Interpretive Summary: The feed additive monensin is known to improve the efficiency of feed utilization in dairy cattle. Monensin is thought to work by suppressing a group of bacteria that produces hydrogen gas, a waste product cattle cannot use, but there is no evidence showing that specific bacterial groups are inhibited in the monensin-fed cow. We amplified specific genetic sequences for 13 well-characterized species of rumen bacteria in order to determine the relative amounts of each species present before and after monensin feeding, and again after removing monensin from the diet. Only a few of the bacterial species displayed population shifts with diet, and the shifts that were observed were not consistent with the inhibition of known hydrogen-producing bacteria.

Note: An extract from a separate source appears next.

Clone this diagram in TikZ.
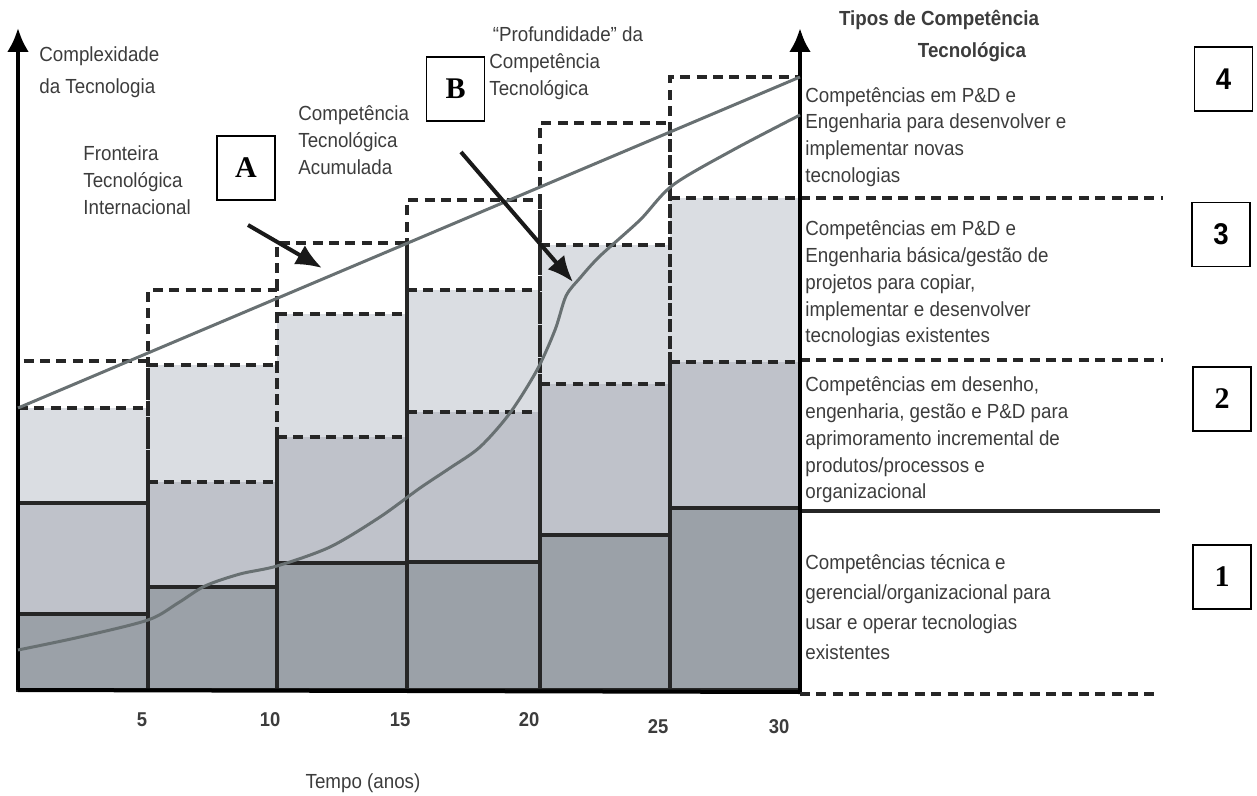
\documentclass[tikz,border=0pt]{standalone}
\usepackage{fontspec}
\setmainfont{Liberation Sans}[FakeStretch=0.92]
\newfontfamily\boxfont{Liberation Serif}
\usetikzlibrary{arrows.meta,positioning}

\definecolor{darkbar}{HTML}{9BA1A8}
\definecolor{midbar}{HTML}{BFC2CA}
\definecolor{lightbar}{HTML}{DADDE2}
\definecolor{txtgray}{HTML}{3C3C3C}
\definecolor{linegray}{HTML}{687072}

% x0/x1/top of dark/top of medium/top of light/top of dashed box
\def\cols{18/148/614/503/408/361, 148/277/587/482/365/290, 277/407/563/437/314/243,
  407/540/562/412/290/200, 540/670/535/384/245/123, 670/800/508/362/198/77}

\begin{document}
\begin{tikzpicture}[x=0.5pt,y=-0.5pt,>={Latex[length=12pt,width=11pt]},
    txt/.style={text=txtgray,font=\fontsize{10.2}{13.4}\selectfont,align=left,inner sep=0pt},
    numbox/.style={draw,line width=0.8pt,minimum width=29pt,minimum height=32pt,inner sep=0pt,
      font=\boxfont\bfseries\fontsize{15}{15}\selectfont},
    tick/.style={text=txtgray,font=\bfseries\fontsize{10}{10}\selectfont,inner sep=0pt},
    dsh/.style={dash pattern=on 5pt off 3.2pt},
    bar/.style={line width=1.6pt,black!85},
    curve/.style={linegray,line width=1.5pt}]

  \useasboundingbox (0,0) rectangle (1257,796);

  % stacked bars
  \foreach \xa/\xb/\d/\m/\l/\o in \cols {
    \fill[lightbar] (\xa,\m) rectangle (\xb,\l);
    \fill[midbar] (\xa,\d) rectangle (\xb,\m);
    \fill[darkbar] (\xa,690) rectangle (\xb,\d);
  }
  \foreach \xa/\xb/\d/\m/\l/\o in \cols {
    \draw[bar] (\xa,\m) -- (\xa,690) -- (\xb,690) -- (\xb,\m) (\xa,\d) -- (\xb,\d);
    \draw[bar,dsh] (\xa,\m) -- (\xb,\m) (\xa,\m) -- (\xa,\o) -- (\xb,\o) -- (\xb,\m) (\xa,\l) -- (\xb,\l);
  }
  \draw[bar] (18,503) -- (148,503);

  % levels on the right
  \draw[bar,dsh] (800,198) -- (1163,198) (800,360) -- (1163,360) (800,694) -- (1160,694);
  \draw[bar] (800,511) -- (1160,511);

  % axes
  \coordinate (o) at (18,690);
  \coordinate (ytop) at (18,28);
  \coordinate (rbot) at (800,692);
  \coordinate (rtop) at (800,28);
  \draw[->,line width=2pt] (o) -- (ytop);
  \draw[->,line width=2.4pt] (rbot) -- (rtop);
  \draw[line width=2pt] (o) -- (rbot);

  % frontier and accumulated competence
  \draw[curve] (18,408) -- (800,77);
  \draw[curve] plot[smooth,tension=0.5] coordinates {(18,650) (80,637) (148,620) (178,603)
    (205,586) (240,574) (277,566) (330,547) (380,517) (420,488) (450,468) (480,447) (510,413)
    (537,370) (555,330) (566,296) (580,278) (600,256) (640,220) (673,185) (733,150) (800,115)};

  % pointers A and B
  \coordinate (aS) at (248,225);
  \coordinate (aE) at (322,268);
  \coordinate (bS) at (461,152);
  \coordinate (bE) at (573,282);
  \draw[->,line width=2pt,black!90,>={Latex[length=13pt,width=11pt]}] (aS) -- (aE);
  \draw[->,line width=2pt,black!90,>={Latex[length=13pt,width=11pt]}] (bS) -- (bE);

  \node[numbox] (A) at (246,168) {A};
  \node[numbox] (B) at (455.5,89) {B};
  \node[numbox,font=\bfseries\fontsize{15}{15}\selectfont] (n4) at (1223.5,79) {4};
  \node[numbox,font=\bfseries\fontsize{15}{15}\selectfont] (n3) at (1221,234.5) {3};
  \node[numbox] (n2) at (1222,399) {2};
  \node[numbox] (n1) at (1222,577) {1};

  % texts
  \node[txt,anchor=west] (ylab) at (39,72) {Complexidade\\[2.6pt]da Tecnologia};
  \node[txt,anchor=west] (fti) at (83,180) {Fronteira\\Tecnológica\\Internacional};
  \node[txt,anchor=west] (cta) at (298,140) {Competência\\Tecnológica\\Acumulada};
  \node[txt,anchor=west] (pct) at (489,63) {\,“Profundidade” da\\Competência\\Tecnológica};

  \node[txt,font=\bfseries\fontsize{10.2}{13.4}\selectfont] (tt1) at (939,20) {Tipos de Competência};
  \node[txt,font=\bfseries\fontsize{10.2}{13.4}\selectfont] (tt2) at (972,52) {Tecnológica};

  \node[txt,anchor=west] (t4) at (805,137) {Competências em P\&D e\\Engenharia para desenvolver e\\implementar novas\\tecnologias};
  \node[txt,anchor=west] (t3) at (805,284) {Competências em P\&D e\\Engenharia básica/gestão de\\projetos para copiar,\\implementar e desenvolver\\tecnologias existentes};
  \node[txt,anchor=west] (t2) at (805,440) {Competências em desenho,\\engenharia, gestão e P\&D para\\aprimoramento incremental de\\produtos/processos e\\organizacional};
  \node[txt,anchor=west,font=\fontsize{10.2}{15}\selectfont] (t1) at (805,607) {Competências técnica e\\gerencial/organizacional para\\usar e operar tecnologias\\existentes};

  \foreach \x/\y/\t in {142/720/5, 270/720/10, 400/720/15, 529/720/20, 658/727/25, 779/727/30}
    \node[tick] (tick\t) at (\x,\y) {\t};
  \node[txt] (xlab) at (363,783) {Tempo (anos)};
\end{tikzpicture}
\end{document}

These results will stimulate a re-examination of how monensin works, and may aid in the development of strategies for improved feed efficiency in cows and other ruminant animals.

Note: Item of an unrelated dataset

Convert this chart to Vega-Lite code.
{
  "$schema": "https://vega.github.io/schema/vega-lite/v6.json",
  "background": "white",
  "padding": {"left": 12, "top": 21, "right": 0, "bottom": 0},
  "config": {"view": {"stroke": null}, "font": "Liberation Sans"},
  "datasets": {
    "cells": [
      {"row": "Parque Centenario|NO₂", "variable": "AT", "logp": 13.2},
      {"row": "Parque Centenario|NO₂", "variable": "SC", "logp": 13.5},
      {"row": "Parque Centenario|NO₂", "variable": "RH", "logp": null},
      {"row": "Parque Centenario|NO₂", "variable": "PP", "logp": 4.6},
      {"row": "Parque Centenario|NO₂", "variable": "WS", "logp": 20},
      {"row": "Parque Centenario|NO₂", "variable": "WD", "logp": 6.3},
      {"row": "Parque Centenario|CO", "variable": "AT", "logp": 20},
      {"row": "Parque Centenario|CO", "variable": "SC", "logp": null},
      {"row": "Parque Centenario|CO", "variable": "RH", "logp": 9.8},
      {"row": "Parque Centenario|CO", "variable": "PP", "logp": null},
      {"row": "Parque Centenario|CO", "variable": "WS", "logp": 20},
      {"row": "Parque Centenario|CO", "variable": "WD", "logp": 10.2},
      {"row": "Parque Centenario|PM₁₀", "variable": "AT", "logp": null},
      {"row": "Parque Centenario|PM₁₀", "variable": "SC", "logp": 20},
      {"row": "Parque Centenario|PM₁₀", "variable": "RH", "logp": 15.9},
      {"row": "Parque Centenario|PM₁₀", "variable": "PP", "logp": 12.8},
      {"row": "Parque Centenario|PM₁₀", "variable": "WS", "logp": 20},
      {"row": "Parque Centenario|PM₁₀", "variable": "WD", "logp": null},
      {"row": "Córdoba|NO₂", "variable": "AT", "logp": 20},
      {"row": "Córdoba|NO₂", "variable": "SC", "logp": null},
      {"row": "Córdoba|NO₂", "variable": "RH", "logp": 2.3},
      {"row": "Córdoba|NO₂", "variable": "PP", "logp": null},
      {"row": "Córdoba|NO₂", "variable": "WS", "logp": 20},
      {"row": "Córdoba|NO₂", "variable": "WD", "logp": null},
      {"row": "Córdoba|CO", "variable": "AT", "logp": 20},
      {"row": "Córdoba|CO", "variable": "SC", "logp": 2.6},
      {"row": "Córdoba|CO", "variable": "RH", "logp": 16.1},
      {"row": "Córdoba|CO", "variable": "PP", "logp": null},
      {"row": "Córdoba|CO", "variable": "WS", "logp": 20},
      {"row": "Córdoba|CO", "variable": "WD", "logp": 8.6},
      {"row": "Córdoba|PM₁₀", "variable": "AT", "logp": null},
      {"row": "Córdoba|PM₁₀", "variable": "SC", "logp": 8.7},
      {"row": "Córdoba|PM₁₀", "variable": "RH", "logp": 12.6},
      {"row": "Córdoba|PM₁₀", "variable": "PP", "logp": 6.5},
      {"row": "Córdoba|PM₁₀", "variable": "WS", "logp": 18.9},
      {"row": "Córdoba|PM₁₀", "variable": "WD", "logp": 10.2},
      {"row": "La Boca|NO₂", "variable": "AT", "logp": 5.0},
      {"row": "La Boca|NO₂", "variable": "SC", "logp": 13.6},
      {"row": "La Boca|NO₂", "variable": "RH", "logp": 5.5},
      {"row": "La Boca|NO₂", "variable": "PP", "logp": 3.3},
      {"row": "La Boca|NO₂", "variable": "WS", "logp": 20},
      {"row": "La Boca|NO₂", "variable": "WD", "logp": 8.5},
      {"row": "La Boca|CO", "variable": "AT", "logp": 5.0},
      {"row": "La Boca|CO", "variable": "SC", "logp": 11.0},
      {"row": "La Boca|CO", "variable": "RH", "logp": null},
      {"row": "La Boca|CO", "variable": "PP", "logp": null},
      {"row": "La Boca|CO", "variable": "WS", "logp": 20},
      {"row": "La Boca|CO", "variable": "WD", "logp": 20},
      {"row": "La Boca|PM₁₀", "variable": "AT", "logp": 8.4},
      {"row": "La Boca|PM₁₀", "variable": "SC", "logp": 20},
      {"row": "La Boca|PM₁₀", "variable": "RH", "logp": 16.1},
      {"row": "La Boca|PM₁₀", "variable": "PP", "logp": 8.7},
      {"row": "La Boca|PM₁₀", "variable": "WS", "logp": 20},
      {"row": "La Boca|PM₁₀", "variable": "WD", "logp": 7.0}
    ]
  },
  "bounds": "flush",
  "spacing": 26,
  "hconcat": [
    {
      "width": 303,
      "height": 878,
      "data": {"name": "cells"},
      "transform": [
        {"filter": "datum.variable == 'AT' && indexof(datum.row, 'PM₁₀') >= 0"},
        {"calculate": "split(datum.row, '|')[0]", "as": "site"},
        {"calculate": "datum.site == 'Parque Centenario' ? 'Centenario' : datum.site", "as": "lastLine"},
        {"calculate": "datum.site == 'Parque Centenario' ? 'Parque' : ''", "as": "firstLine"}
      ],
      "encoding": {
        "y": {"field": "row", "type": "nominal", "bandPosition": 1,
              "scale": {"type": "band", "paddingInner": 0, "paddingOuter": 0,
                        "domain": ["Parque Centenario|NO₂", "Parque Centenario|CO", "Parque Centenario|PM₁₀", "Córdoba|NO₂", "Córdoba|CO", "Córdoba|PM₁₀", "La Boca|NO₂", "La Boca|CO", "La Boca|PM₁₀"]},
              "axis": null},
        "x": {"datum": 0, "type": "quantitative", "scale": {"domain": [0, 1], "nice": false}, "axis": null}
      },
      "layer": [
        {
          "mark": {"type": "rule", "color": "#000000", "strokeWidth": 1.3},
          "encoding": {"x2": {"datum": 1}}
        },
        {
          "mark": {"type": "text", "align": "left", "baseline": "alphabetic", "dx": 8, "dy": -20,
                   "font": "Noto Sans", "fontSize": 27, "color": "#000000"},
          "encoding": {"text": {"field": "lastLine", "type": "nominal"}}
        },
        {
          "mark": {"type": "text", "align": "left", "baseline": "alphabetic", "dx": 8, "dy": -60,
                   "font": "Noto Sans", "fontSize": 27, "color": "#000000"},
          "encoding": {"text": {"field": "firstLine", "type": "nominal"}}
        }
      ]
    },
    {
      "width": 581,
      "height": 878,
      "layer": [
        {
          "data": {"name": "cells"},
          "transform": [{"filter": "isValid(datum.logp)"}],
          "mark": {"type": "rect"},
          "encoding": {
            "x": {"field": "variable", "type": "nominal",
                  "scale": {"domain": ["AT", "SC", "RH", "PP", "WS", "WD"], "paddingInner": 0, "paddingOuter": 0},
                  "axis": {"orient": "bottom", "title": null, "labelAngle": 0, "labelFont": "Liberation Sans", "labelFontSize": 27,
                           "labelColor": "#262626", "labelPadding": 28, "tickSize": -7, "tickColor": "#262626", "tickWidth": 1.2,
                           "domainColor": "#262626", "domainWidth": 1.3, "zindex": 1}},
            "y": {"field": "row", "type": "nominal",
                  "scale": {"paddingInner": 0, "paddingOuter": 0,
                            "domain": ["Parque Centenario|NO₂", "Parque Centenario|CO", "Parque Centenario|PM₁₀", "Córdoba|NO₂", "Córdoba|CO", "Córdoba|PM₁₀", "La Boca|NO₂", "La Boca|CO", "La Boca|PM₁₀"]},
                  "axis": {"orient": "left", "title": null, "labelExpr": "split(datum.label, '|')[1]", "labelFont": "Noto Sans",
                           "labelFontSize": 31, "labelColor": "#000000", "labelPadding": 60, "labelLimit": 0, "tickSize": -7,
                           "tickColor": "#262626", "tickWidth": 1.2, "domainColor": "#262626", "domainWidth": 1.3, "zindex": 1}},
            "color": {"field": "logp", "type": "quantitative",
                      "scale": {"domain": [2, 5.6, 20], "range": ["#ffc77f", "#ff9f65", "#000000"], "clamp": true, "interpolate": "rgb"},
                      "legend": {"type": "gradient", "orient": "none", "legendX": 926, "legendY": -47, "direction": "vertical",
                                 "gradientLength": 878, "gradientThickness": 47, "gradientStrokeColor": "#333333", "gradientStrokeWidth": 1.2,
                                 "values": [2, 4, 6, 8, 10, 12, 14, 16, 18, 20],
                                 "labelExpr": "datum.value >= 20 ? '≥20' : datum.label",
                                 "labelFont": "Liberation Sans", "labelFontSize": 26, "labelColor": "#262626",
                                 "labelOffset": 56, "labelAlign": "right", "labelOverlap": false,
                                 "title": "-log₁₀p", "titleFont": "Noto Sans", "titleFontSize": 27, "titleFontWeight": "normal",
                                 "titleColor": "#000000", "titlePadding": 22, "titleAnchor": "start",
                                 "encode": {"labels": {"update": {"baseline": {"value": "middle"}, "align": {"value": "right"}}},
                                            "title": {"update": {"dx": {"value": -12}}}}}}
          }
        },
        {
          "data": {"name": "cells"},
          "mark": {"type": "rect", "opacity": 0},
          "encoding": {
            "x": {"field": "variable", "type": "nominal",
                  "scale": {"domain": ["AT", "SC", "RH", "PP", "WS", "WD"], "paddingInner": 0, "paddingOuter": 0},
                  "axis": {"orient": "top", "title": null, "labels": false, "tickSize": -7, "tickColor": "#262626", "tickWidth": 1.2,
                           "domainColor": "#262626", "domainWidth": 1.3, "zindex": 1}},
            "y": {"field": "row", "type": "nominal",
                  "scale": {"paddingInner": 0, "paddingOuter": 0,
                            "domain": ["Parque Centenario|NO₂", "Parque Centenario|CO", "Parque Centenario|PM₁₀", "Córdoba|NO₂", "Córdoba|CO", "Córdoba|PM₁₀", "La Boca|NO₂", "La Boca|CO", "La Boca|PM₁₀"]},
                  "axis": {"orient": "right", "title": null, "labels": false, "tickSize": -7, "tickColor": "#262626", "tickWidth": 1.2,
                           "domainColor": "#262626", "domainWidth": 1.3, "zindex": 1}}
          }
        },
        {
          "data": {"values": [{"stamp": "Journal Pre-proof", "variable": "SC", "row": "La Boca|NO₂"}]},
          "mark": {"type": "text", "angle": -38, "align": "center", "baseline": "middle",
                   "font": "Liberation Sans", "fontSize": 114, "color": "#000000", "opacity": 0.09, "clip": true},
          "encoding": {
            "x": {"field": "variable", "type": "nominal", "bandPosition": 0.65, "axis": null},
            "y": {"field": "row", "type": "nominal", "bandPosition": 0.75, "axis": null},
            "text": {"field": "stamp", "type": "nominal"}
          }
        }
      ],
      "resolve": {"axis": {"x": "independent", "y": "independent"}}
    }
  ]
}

Technical Abstract: Monensin is known to improve ruminant animal production, purportedly by inhibition of H2-producing Gram-positive bacteria, yet there is no in vivo evidence for shifts in populations of specific microbial taxa. We used real-time PCR with relative quantification to assess the relative population size (RPS, calculated as the percent of the bacterial 16S rRNA gene copy number attributable to a given taxon) of the genera Prevotella and Ruminococcus; each of 13 classical, well-studied ruminal bacterial species; and the Domain Archaea in rumen contents from 2 lactating dairy cows fed a TMR containing primarily alfalfa silage, corn silage, and ground high-moisture corn. Diets averaged 30% NDF, 41.1% NFC (26.8% starch), and 17.4% CP (DM basis). PCR was conducted on DNA from rumen samples collected 6 h after feeding on 2 successive days prior to monensin feeding, after 28 d of monensin feeding (at 0.014 g/kg of diet DM), and at six weekly intervals after monensin withdrawal. Mean values of RPS attributable to genus Prevotella increased (P < 0.05) from 41.8% without monensin to 49.2% with monensin, and declined to 42.5% after monensin withdrawal. Less than 10% of the Prevotella were present as classical ruminal species P. rumincola, P. brevis, or P. bryantii. Mean values of RPS attributable to 4 cellulolytic species and 4 starch- or dextrin-fermenting species were not altered (P > 0.10) upon monensin feeding or withdrawal. Mean values of RPS attributable to two biohydrogenating species (Megasphaera elsdenii and Butyrivibrio fibrisolvens) were low (< 0.4%) and declined several-fold in response to monensin. Little change was observed in mean values of RPS for a third biohydrogenating species, Eubacterium ruminantium. The 13 bacterial species together contributed <10% of the bacterial 16S gene copy number. The 16S rRNA gene copy number contributed by Archaea, the domain containing methanogens, was ~100-fold lower than that contributed by the bacteria, and did not change in response to monensin treatment or withdrawal, suggesting no change in the availability of their H2 energy source. The data suggest that monensin in high-starch diets does not suppress populations of classical ruminal Gram-positive bacteria or the availability of H2, though it may affect bacteria involved in biohydrogenation of lipids that regulate bovine mammary lipogenesis.